(Written problem): Emit a verbatim copy of the lines below from the line with "Rebuild this chart" through the line with "not in closed_days]", excluding pictures and everything outside that range.
─── Input for this task ───
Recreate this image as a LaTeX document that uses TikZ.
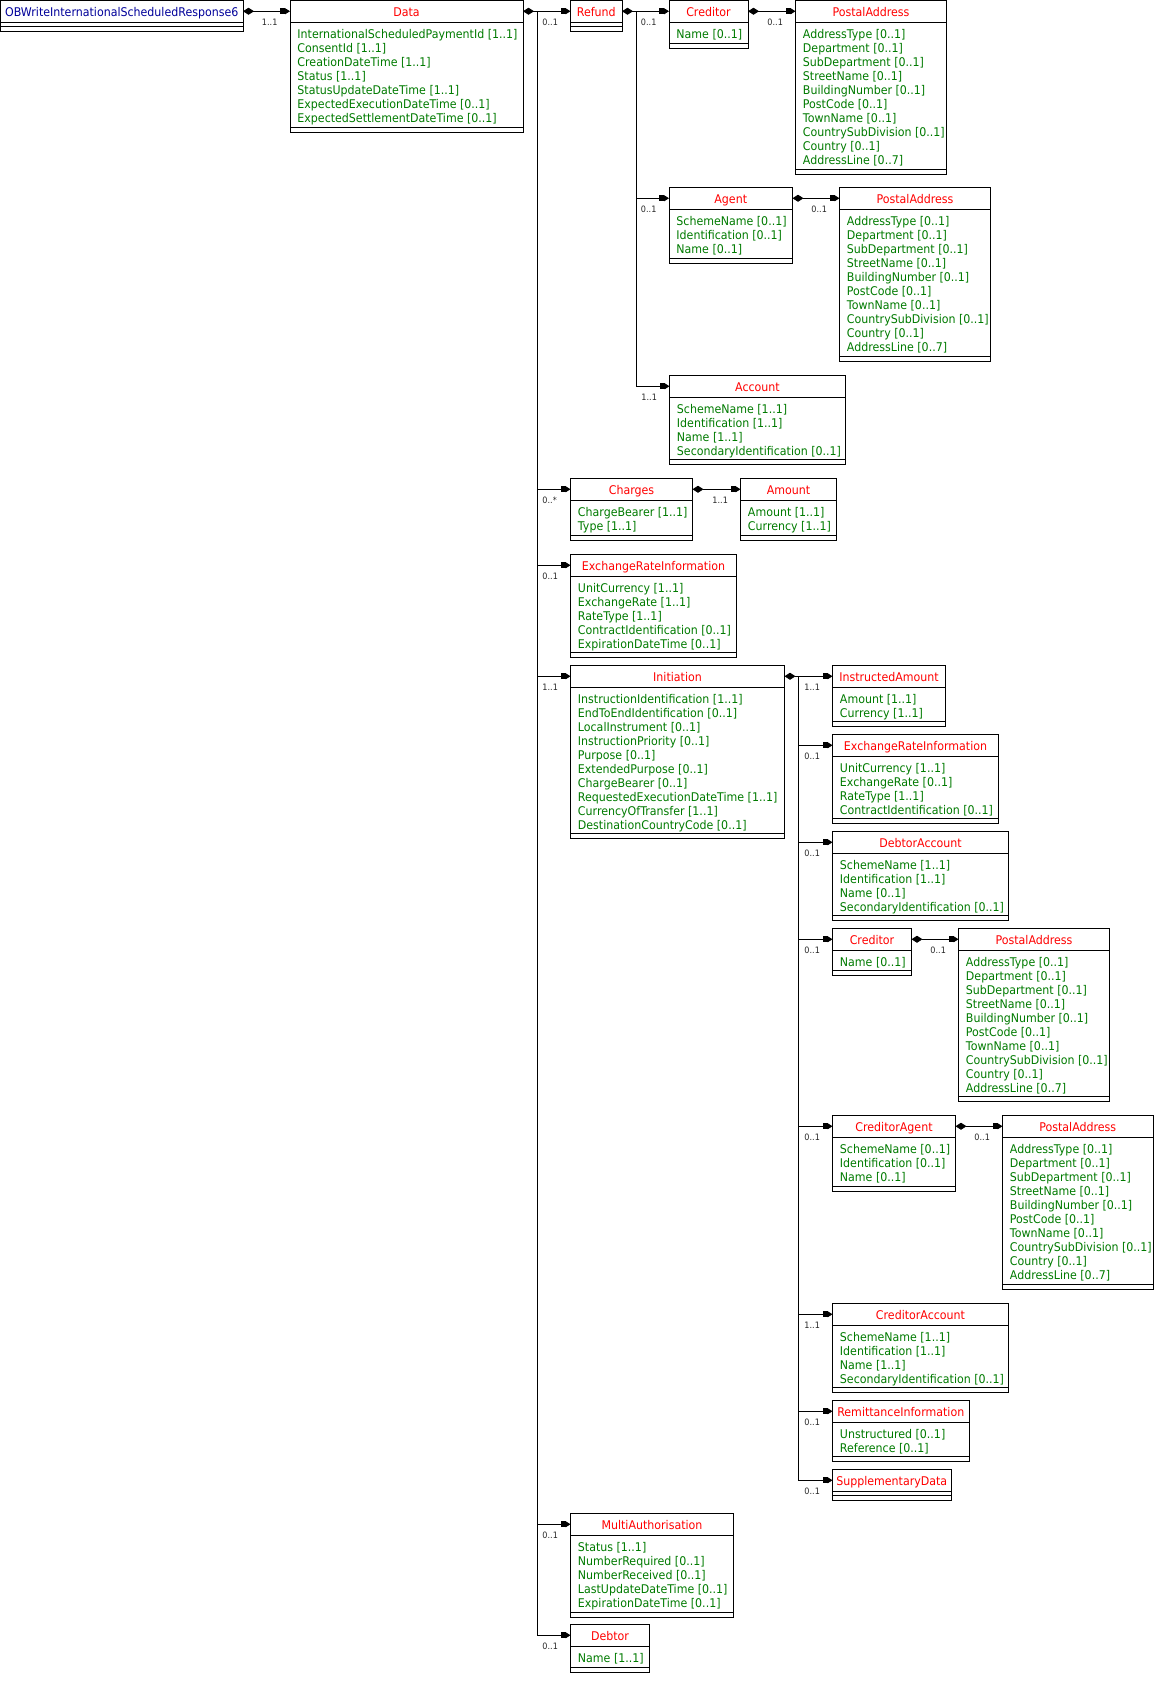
───
─── Input for this task ───
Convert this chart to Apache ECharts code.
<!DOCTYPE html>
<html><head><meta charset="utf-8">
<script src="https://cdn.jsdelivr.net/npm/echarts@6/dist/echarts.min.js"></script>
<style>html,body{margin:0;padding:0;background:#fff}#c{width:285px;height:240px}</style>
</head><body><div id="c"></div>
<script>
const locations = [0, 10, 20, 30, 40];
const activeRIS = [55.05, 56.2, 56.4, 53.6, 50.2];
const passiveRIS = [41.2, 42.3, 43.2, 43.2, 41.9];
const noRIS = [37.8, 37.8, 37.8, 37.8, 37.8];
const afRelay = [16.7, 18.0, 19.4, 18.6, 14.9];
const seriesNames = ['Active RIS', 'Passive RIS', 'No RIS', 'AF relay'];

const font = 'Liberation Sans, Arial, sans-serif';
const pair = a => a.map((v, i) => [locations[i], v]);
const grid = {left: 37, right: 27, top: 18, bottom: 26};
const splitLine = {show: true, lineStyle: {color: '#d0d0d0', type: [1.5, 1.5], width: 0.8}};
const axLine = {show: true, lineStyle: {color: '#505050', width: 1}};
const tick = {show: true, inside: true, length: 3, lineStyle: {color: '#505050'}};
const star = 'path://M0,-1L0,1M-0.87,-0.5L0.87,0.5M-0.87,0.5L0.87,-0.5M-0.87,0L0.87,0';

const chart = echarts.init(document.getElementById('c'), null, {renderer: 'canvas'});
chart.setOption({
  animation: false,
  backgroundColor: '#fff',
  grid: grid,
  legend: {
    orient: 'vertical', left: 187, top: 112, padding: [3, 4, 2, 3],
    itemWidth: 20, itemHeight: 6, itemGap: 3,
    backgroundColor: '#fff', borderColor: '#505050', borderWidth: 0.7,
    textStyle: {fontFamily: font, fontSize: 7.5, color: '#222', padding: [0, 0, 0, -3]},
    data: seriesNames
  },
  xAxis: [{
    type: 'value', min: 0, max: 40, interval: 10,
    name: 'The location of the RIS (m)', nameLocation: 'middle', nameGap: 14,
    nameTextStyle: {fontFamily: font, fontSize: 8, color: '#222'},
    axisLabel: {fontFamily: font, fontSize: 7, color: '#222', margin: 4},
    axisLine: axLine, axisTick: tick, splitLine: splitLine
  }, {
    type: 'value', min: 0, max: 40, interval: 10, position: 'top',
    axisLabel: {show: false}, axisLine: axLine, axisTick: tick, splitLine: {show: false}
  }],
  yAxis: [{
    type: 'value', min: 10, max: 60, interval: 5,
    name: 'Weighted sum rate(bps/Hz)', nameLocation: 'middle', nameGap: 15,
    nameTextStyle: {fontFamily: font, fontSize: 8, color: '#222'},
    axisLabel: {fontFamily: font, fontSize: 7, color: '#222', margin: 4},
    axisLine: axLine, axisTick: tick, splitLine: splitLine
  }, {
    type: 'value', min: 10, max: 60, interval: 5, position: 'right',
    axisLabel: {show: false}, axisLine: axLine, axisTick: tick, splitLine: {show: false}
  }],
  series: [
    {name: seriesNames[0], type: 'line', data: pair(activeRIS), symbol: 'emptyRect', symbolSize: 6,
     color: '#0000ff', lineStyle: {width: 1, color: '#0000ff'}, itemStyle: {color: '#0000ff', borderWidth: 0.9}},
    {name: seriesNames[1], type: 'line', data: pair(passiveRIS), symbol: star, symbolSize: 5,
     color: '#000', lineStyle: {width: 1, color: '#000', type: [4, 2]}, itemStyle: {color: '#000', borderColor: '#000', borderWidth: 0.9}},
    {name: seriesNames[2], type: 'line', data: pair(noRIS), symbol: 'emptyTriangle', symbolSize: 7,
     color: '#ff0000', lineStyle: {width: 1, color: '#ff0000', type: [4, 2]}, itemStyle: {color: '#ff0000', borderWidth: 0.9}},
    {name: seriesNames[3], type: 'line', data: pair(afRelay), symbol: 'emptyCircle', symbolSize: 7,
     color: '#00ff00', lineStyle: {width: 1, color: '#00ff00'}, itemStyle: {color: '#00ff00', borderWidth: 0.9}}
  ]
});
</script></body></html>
───
─── Input for this task ───
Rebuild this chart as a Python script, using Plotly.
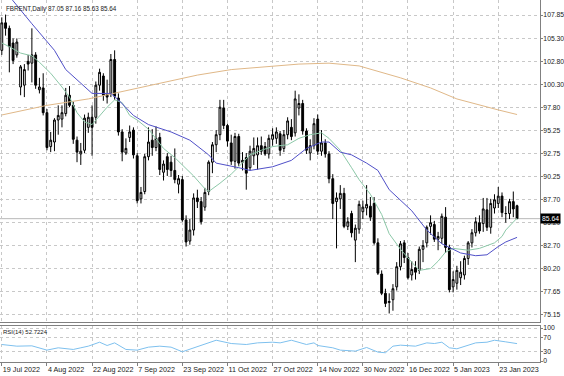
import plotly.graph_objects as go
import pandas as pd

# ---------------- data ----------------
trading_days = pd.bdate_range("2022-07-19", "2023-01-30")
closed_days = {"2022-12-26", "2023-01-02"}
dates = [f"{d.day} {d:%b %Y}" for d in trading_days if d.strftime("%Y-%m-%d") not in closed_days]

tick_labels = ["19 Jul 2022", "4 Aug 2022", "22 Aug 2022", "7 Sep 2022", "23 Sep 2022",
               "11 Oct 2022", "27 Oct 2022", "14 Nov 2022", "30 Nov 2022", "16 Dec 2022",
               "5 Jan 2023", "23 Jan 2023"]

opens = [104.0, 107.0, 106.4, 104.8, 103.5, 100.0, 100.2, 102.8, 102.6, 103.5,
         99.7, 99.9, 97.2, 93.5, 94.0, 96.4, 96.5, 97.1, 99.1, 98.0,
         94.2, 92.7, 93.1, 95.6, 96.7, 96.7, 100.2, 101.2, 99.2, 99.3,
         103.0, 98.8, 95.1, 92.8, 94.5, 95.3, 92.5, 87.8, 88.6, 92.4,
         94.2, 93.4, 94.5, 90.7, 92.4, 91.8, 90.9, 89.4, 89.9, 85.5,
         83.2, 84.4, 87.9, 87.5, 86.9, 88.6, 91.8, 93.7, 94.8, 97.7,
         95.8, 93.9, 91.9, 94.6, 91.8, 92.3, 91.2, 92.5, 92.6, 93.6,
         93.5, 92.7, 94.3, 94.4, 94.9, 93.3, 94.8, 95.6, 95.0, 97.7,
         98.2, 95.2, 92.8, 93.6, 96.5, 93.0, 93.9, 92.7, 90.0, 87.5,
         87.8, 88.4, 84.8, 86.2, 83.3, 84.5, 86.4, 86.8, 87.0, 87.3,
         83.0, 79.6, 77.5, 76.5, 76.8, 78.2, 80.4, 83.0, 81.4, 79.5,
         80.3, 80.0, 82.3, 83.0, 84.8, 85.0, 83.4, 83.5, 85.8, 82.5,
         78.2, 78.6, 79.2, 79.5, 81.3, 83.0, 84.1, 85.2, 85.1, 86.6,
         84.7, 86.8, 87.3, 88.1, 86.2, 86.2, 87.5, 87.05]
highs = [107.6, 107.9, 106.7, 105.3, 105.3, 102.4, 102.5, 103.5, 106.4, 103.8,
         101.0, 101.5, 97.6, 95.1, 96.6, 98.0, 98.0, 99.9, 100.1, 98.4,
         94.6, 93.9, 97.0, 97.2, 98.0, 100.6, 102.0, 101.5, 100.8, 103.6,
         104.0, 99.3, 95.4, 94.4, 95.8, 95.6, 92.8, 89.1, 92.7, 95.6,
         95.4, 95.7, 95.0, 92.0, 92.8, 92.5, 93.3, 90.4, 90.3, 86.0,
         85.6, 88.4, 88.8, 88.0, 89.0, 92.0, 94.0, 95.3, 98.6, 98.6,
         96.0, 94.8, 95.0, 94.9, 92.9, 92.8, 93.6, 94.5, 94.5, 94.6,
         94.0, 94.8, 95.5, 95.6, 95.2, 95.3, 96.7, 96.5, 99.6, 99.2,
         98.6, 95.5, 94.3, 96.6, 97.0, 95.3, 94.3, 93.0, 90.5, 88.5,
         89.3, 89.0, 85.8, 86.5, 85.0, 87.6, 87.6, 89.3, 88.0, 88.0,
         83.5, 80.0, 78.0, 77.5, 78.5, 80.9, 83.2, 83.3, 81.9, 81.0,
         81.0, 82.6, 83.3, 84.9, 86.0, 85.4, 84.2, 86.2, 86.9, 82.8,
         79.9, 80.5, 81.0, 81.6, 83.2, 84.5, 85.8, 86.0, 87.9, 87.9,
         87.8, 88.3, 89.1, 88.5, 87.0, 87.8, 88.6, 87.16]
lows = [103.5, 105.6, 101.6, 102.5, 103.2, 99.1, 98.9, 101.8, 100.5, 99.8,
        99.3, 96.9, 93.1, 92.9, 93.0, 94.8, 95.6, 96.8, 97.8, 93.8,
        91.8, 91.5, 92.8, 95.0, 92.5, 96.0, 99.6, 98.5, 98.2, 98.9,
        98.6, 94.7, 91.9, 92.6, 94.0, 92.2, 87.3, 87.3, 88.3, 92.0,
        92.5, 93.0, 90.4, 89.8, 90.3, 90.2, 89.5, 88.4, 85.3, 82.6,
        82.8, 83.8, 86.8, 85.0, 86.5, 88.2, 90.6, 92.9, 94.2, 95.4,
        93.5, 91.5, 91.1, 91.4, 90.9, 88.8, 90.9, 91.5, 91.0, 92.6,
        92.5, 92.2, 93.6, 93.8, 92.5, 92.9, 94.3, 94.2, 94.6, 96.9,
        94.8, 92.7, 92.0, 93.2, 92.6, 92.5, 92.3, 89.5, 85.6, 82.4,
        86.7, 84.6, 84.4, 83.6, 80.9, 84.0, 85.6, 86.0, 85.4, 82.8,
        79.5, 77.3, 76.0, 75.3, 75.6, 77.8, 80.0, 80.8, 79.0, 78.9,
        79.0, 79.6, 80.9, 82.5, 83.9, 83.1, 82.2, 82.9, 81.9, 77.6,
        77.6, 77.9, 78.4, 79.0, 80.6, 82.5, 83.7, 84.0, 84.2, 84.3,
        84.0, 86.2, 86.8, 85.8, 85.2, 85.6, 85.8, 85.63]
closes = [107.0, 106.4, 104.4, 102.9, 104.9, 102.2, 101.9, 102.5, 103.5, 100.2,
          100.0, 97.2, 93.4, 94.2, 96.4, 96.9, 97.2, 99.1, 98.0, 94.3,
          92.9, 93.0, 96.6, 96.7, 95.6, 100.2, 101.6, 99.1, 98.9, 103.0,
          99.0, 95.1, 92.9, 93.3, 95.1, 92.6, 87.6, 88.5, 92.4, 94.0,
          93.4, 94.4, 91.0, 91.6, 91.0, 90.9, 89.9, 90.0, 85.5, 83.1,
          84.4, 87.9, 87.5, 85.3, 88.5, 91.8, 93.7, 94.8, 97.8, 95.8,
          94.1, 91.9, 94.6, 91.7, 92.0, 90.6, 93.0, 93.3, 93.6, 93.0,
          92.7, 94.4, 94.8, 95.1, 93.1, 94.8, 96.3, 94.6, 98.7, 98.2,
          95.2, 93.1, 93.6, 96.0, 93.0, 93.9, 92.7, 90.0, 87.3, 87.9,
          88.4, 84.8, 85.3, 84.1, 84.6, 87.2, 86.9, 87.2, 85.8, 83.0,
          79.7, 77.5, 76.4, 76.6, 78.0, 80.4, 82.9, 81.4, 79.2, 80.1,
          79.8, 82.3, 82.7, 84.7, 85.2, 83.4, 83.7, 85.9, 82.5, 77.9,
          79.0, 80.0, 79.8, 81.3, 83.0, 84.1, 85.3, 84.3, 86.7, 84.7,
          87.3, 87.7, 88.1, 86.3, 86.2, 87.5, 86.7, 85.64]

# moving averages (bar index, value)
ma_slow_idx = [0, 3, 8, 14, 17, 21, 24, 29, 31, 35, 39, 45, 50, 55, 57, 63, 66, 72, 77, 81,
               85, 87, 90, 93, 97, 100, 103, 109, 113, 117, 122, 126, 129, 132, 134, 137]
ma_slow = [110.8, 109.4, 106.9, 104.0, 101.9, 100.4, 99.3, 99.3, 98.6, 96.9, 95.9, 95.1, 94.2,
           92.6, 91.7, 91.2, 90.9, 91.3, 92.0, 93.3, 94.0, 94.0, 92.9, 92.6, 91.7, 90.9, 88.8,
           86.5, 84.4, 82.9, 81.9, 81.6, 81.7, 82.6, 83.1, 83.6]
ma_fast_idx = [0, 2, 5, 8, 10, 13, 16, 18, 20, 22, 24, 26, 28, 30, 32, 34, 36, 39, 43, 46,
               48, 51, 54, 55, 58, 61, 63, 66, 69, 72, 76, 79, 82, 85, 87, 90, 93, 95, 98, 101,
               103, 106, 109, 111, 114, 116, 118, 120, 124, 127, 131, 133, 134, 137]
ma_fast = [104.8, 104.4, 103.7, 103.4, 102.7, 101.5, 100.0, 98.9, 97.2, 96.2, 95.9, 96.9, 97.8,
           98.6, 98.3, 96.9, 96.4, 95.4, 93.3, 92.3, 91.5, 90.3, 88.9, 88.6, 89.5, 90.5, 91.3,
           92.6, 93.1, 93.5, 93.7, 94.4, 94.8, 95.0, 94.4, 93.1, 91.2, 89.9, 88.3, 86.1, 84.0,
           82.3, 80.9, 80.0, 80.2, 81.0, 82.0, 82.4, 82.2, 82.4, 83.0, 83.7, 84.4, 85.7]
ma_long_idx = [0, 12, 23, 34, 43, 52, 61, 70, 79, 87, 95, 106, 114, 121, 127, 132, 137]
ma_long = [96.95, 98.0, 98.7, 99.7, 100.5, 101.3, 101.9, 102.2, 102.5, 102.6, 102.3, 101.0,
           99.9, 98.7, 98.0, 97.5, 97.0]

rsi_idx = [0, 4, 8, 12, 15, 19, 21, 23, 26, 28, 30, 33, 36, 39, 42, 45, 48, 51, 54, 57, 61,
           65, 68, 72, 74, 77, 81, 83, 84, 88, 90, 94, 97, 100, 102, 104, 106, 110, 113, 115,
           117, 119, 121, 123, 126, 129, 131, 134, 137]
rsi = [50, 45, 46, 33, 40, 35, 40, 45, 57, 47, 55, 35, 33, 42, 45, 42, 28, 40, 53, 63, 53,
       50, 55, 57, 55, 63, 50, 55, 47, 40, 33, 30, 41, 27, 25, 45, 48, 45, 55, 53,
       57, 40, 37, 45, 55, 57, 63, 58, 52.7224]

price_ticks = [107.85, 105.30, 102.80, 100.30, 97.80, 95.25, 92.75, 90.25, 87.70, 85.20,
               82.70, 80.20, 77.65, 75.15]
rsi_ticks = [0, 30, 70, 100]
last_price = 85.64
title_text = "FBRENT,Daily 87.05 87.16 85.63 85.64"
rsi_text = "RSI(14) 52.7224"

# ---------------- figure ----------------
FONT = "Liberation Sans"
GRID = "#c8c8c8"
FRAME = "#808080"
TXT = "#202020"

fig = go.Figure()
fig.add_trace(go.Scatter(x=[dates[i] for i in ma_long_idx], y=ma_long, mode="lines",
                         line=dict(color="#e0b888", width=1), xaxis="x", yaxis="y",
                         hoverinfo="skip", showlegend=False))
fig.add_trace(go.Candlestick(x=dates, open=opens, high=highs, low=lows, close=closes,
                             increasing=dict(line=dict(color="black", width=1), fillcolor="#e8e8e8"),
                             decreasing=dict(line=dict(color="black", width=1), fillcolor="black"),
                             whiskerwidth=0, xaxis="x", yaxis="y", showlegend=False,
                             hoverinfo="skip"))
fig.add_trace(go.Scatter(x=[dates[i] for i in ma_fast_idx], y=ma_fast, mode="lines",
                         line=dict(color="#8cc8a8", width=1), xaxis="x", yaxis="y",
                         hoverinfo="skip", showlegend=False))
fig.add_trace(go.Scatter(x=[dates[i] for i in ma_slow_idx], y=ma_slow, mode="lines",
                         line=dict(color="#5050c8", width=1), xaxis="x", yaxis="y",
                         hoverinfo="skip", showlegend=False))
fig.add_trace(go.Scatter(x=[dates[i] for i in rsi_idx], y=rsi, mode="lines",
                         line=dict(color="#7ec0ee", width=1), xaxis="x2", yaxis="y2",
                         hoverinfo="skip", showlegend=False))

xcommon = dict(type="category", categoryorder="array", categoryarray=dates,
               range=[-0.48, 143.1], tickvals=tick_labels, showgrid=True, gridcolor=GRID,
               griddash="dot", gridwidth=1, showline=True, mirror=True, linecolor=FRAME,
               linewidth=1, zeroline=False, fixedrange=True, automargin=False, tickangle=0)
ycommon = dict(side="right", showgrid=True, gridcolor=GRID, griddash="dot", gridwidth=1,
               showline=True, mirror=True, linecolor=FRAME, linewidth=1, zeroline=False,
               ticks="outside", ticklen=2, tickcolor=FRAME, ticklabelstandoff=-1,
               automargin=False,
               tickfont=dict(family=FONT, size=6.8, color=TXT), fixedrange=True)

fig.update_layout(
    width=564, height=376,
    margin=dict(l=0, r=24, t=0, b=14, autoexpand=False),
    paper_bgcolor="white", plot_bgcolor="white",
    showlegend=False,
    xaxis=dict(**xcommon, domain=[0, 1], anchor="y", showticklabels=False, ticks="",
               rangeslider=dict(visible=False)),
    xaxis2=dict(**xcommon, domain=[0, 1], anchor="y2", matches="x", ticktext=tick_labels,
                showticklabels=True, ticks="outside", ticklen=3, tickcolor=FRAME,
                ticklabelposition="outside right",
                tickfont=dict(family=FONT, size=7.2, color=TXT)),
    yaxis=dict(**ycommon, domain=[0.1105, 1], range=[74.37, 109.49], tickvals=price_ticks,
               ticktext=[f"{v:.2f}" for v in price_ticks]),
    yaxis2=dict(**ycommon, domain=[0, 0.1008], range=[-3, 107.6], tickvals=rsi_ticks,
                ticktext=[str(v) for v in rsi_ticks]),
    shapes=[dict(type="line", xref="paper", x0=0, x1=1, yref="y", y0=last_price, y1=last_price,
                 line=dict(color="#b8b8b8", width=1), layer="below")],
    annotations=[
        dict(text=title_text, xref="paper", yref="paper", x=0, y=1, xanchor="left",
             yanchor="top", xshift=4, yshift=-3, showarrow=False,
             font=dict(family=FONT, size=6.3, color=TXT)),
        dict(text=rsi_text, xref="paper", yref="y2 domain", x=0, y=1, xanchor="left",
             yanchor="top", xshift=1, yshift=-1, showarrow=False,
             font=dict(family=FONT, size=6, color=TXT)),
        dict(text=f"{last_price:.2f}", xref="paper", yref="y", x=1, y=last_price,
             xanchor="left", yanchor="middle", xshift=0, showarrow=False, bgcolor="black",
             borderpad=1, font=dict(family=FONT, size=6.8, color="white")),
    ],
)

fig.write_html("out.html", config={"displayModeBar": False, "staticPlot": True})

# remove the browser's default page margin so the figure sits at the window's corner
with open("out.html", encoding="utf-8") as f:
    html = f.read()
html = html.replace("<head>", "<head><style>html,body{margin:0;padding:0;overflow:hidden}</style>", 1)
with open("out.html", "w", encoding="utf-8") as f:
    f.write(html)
───
(The output):
Rebuild this chart as a Python script, using Plotly.
import plotly.graph_objects as go
import pandas as pd

# ---------------- data ----------------
trading_days = pd.bdate_range("2022-07-19", "2023-01-30")
closed_days = {"2022-12-26", "2023-01-02"}
dates = [f"{d.day} {d:%b %Y}" for d in trading_days if d.strftime("%Y-%m-%d") not in closed_days]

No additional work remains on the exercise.